[Par Jean-Jules LEMA LANDU]
Depuis quelques années, l’aspiration est dans l’air. Elle n’est pas nourrie de chimères, mais elle est plutôt justifiée par des actes concrets. Même si ce rapprochement dont on parle ne pourrait être circonscrit que dans la compréhension stricte du mot « tolérance ». La surprise est que cette réalité est en train de prendre son élan sur les terres mêmes de l’islam. En l’occurrence, au Maroc.
C’est, sans conteste, un thème de satisfaction, en général, pour les fidèles des deux bords ! Qui, dans le meilleur des cas, se sont toujours regardés en chiens de faïence, au pire, entretués sans concessions. A cet égard, les cas de l’Egypte et du Nigeria sont emblématiques en Afrique. L’Egypte, où Daesh vient encore de frapper durement, dimanche 9 avril, les chrétiens coptes.
Depuis des siècles, le drame dure. Érasme dans « Du libre arbitre », Voltaire dans « L’Affaire Calas », Samuel Huntington, récemment, dans « Le choc des civilisations » – et d’autres – ont décrit le phénomène et appelé à la tolérance. Sans succès. Que faire ?
Le Maroc, sous l’égide du roi Mohammed VI, s’est proposé d’explorer d’autres voies, qui reposent sur du « concret », aux dépens des approches purement philosophiques. Dont le résultat ressemble au feu d’épines. Des cendres desquelles resurgit, avec virulence, la haine des religions. Aujourd’hui, les bouddhistes ne sont plus hors de question. En Afghanistan, ils sont dans le viseur des talibans.
De fait, l’atmosphère générale qui prévaut, un peu partout, n’est pas loin de la psychose, en lien avec la prédiction de Samuel Huntington : « Un choc ». Les récents événements de Londres, Moscou, Stockholm… le rappellent bien.

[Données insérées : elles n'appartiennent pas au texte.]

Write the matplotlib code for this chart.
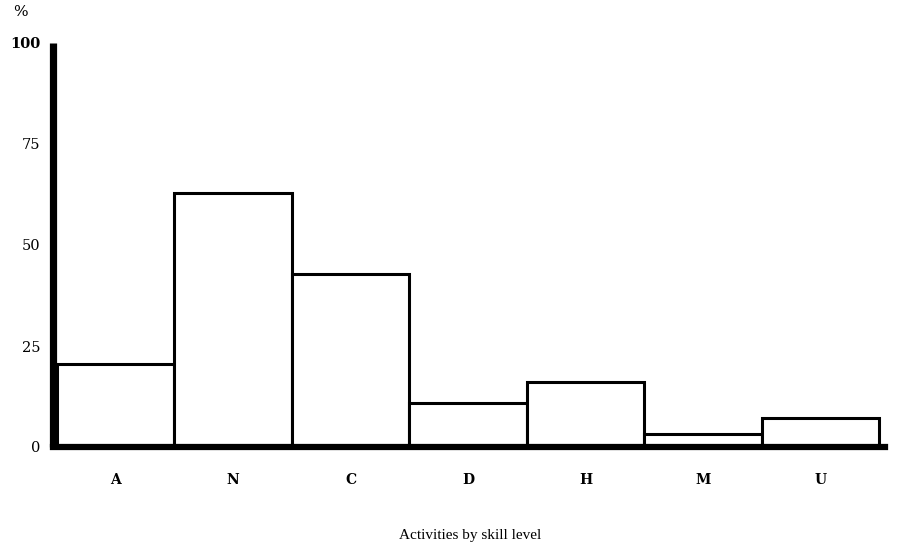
import matplotlib
matplotlib.use("Agg")
import matplotlib.pyplot as plt
import numpy as np

categories = ["A", "N", "C", "D", "H", "M", "U"]
percent = [20.5, 62.9, 42.8, 10.9, 16.1, 3.2, 7.2]
yticks = [0, 25, 50, 75, 100]

plt.rcParams['font.family'] = ['Liberation Serif', 'DejaVu Serif']

fig = plt.figure(figsize=(8.98, 5.46), dpi=100)
ax = fig.add_axes([53/898, (546-447)/546, 832/898, 404/546])

x = np.arange(len(categories)) + 0.5
ax.bar(x, percent, width=1.0, facecolor='white', edgecolor='black', linewidth=2.2)

ax.set_xlim(-0.034, 7.05)
ax.set_ylim(0, 100)
ax.set_xticks(x)
ax.set_xticklabels(categories, fontsize=10, family='DejaVu Serif', fontweight='bold')
ax.set_yticks(yticks)
ax.set_yticklabels([str(v) for v in yticks], fontsize=10.5, family='DejaVu Serif')
ax.yaxis.get_ticklabels()[-1].set_fontweight('bold')
ax.tick_params(axis='x', length=0, pad=19)
ax.tick_params(axis='y', length=0, pad=9)

for s in ['top', 'right']:
    ax.spines[s].set_visible(False)
ax.spines['left'].set_linewidth(5.2)
ax.spines['bottom'].set_linewidth(4.5)
ax.spines['left'].set_capstyle('butt')

fig.text(20/898, 1 - 12/546, "%", fontsize=11, ha='center', va='center',
         family='DejaVu Serif')
fig.text(470/898, 1 - 536/546, "Activities by skill level", fontsize=11,
         ha='center', va='center')

plt.savefig('out.png', dpi=100)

Dans cette perspective, l’initiative du souverain chérifien est louable. Elle vise un double objectif :
1) affermissement, par les imams, de la connaissance doctrinale du Coran et autres textes relevant de la tradition, mais aussi opportunité pour leur faire saisir la notion de tolérance sur le socle de la sociabilité ;
2) mise en œuvre du rapprochement, pratique, entre chrétiens et musulmans, à travers une structure permanente. S’organisent à cet endroit, surtout, des rencontres pour des échanges conviviaux.
En somme, une sorte de curetage, autant en surface qu’à l’intérieur de la plaie gangrenée !
Pour le premier cas, il s’agit de l’Institut Mohamed-VI, créé en 2013, qui héberge aujourd’hui quelque 800 étudiants, arabes et subsahariens confondus. Depuis, celui-ci est sur la brèche, car la première promotion, pour un cycle d’études de trois ans, a vu sortir ses tout premiers lauréats. La seconde démarche concerne l’Institut Al Mowafaqa, créé en 2014. Cette école, qui forme spécialement au dialogue interreligieux, dispense aussi de la théologie chrétienne. Elle reçoit en majorité des étudiants subsahariens.
Côté critiques, celles-ci sont venues du Sénat français, qui considère « cette formation inadaptée au contexte hexagonal ».
A notre humble avis, nous pensons que l’expérience marocaine a quelque chose de consistant plutôt que le recours aux solutions de circonstance, sinon éphémères.
Puissent se consolider les jalons posés, dans ce sens, à Kremlin-Bicêtre, commune du Val-de-Marne, où chrétiens, Juifs, bouddhistes et musulmans coexistent pacifiquement. Et où « une mosquée est en construction, juste à côté de la synagogue. Un symbole fort », selon Ouest-France, du 24 février 2017.